21 Kasım 1980 tarihinde gözaltında kaybedilen Hayrettin Eren’in kardeşi DİSK Basın-İş Genel Başkanı Faruk Eren, 16 yaşından beri ağabeysinin akıbetini arıyor. Galatasaray Meydanı’nı ile 31 yaşında tanışan Eren, gerçekleştirdikleri uzun soluklu mücadelenin büyük zorluklara rağmen politik bir zafere dönüştüğünü vurguladı. Tüm saldırılara ısrarla sürdürdükleri eylemler sayesinde devletin gözaltında kaybetme politikasından vazgeçmek zorunda kaldığını belirten Eren, bunun büyük bir başarı olduğunu kaydetti. 1995 yıllında ilk etapta garipsenen eylemlerinin yıllar geçtikçe toplumun tüm kesimleri tarafından sahiplendiğini hatırlatan Eren, Türkiye’nin en uzun soluklu itaatsizlik eylemi olan Cumartesi Anneleri’nin eylemlerinin zamanla dünya politik tarihinde de saygın bir yer edindiğini söyledi. Belli olan faillerin cezalandırılmaması ve gözaltında kayıpların akıbetinin açıklanmamasının ise acının hep taze kalmasına neden olduğunu ifade eden Eren, Avrupa İnsan Hakları Mahkemesi’nde (AİHM) bir çok dava kazanılsa da, Türkiye’de bu konuda hiçbir yargı sürecinin işletilmediğine dikkat çekti. Ağabeysinin gözaltında kaybedilmesinden 40 yıl geçtiğine işaret eden Eren, “Kendi kaybımızın akıbetini bulmaktan öte toplumda bir daha bu tür acıların yaşanamaması için mücadele ediyoruz. Bugün ben çalıştığım için belki Galatasaray Meydanı’na gelemiyorum ama benim yerime kızım ve yeğenim gidiyor. Bu mücadele kuşaktan kuşağa devam ediyor” dedi.

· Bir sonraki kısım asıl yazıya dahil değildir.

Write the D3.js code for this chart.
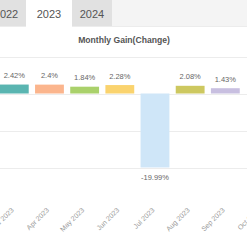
<!DOCTYPE html>
<html>
<head>
<meta charset="utf-8">
<script src="https://cdn.jsdelivr.net/npm/d3@7"></script>
<style>
    body { margin: 0; background: #fff; }
    svg { display: block; font-family: "Liberation Sans", Arial, sans-serif; }
</style>
</head>
<body>
<svg id="gain"></svg>
<script>
const years = ['2022', '2023', '2024']
const activeYear = '2023'
const months = ['Jan 2023', 'Feb 2023', 'Mar 2023', 'Apr 2023', 'May 2023', 'Jun 2023',
    'Jul 2023', 'Aug 2023', 'Sep 2023', 'Oct 2023', 'Nov 2023', 'Dec 2023']
// only Mar..Sep are visible in the picture
const gains = [null, null, 2.42, 2.4, 1.84, 2.28, -19.99, 2.08, 1.43, null, null, null]
const colors = ['#7cb5ec', '#f7a35c', '#5ab5b1', '#fbb58d', '#aad16b', '#fad36e',
    '#cfe6f8', '#cdc860', '#c8bfe0', '#f15c80', '#e4d354', '#8085e8']
const gridTicks = [10, 0, -10, -20]

const width = 247, height = 247

let svg = d3.select('#gain')
    .attr('width', width).attr('height', height)

// tab bar
svg.append('rect')
    .attr('x', 0).attr('y', 0)
    .attr('width', width).attr('height', 26)
    .attr('fill', '#f4f4f4')
svg.append('line')
    .attr('x1', 0).attr('x2', width)
    .attr('y1', 26.5).attr('y2', 26.5)
    .attr('stroke', '#ececec')

let tabX = d3.scaleOrdinal()
    .domain(years)
    .range([[-14, 26], [26, 72], [72, 112]])

let tabs = svg.selectAll('g.tab')
    .data(years)
    .enter().append('g')
    .attr('class', 'tab')
tabs.append('rect')
    .attr('x', d => tabX(d)[0])
    .attr('y', 0)
    .attr('width', d => tabX(d)[1] - tabX(d)[0])
    .attr('height', d => d == activeYear ? 27 : 26)
    .attr('fill', d => d == activeYear ? '#ffffff' : '#e1e1e1')
tabs.append('text')
    .attr('x', d => (tabX(d)[0] + tabX(d)[1]) / 2)
    .attr('y', 18)
    .attr('text-anchor', 'middle')
    .attr('font-size', 11)
    .attr('fill', '#555')
    .text(d => d)

svg.append('text')
    .attr('x', 124).attr('y', 43)
    .attr('text-anchor', 'middle')
    .attr('font-size', 8.6)
    .attr('font-weight', 'bold')
    .attr('fill', '#555')
    .text('Monthly Gain(Change)')

let scale_x = d3.scaleBand()
    .domain(months)
    .range([-76.8, 351.6])
    .padding(0.18)

let scale_y = d3.scaleLinear()
    .domain([-30, 10])
    .range([204.5, 56.5])

let grid = svg.append('g')
grid.selectAll('line')
    .data(gridTicks)
    .enter().append('line')
    .attr('x1', 0).attr('x2', width)
    .attr('y1', d => Math.round(scale_y(d)) + 0.5)
    .attr('y2', d => Math.round(scale_y(d)) + 0.5)
    .attr('stroke', '#ececec')

let data = months.map((m, i) => ({month: m, value: gains[i], color: colors[i]}))
    .filter(d => d.value !== null)

svg.append('g').selectAll('rect')
    .data(data)
    .enter().append('rect')
    .attr('x', d => scale_x(d.month))
    .attr('width', scale_x.bandwidth())
    .attr('y', d => scale_y(Math.max(0, d.value)))
    .attr('height', d => Math.abs(scale_y(d.value) - scale_y(0)))
    .attr('fill', d => d.color)

svg.append('g').selectAll('text')
    .data(data)
    .enter().append('text')
    .attr('x', d => scale_x(d.month) + scale_x.bandwidth() / 2)
    .attr('y', d => d.value >= 0 ? scale_y(d.value) - 6.5 : scale_y(d.value) + 13)
    .attr('text-anchor', 'middle')
    .attr('font-size', 7.5)
    .attr('fill', '#666')
    .text(d => d.value + '%')

let xAxis = svg.append('g')
    .attr('transform', 'translate(0,' + scale_y(-30) + ')')
    .call(d3.axisBottom(scale_x).tickSize(0).tickPadding(0))
xAxis.select('.domain').remove()
xAxis.selectAll('text')
    .attr('font-size', 7)
    .attr('fill', '#999')
    .attr('text-anchor', 'end')
    .attr('dy', 0)
    .attr('transform', 'translate(0,6) rotate(-45)')
</script>
</body>
</html>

KIRBAYIR: ONLARIN DA YAŞAMAYA HAKKI VARDI

Berfo annenin oğlu ve 12 Eylül darbesinin hemen ardından gözaltında kaybedilen Cemil Kırbayır’ın ağabeysi Mikail Kırbayır ise , gelinen noktaya, “Kayıplarımıza bir mezar taşını bile çok gördüler” diyerek feryat ediyor. Cumartesi Anneleri’nin yıllardır taşındığı fotoğraftaki insanların bu ülkenin vatandaşları olduğunu hatırlatan Kırbayır, devletin bizzat yaşamından sorumlu olduğu vatandaşlarını gözaltında katlettiğini vurguladı. “Onların da yaşamaya hakkı vardı” diyen Kırbayır, “Onların bu dünyada yaşama hakkı olduğu gibi bu topraklarda da hakkı vardı. Onlar bu ülkede devletin gözetiminde kaybedildiler. Yaşama hakları ellerinden alındığı gibi, bir mezarı yeri kadar da toprakları olmadı. Direncimiz de bu yüzden, bir mezarları olana kadar da mücadelemizi sürdüreceğiz” şeklinde konuştu.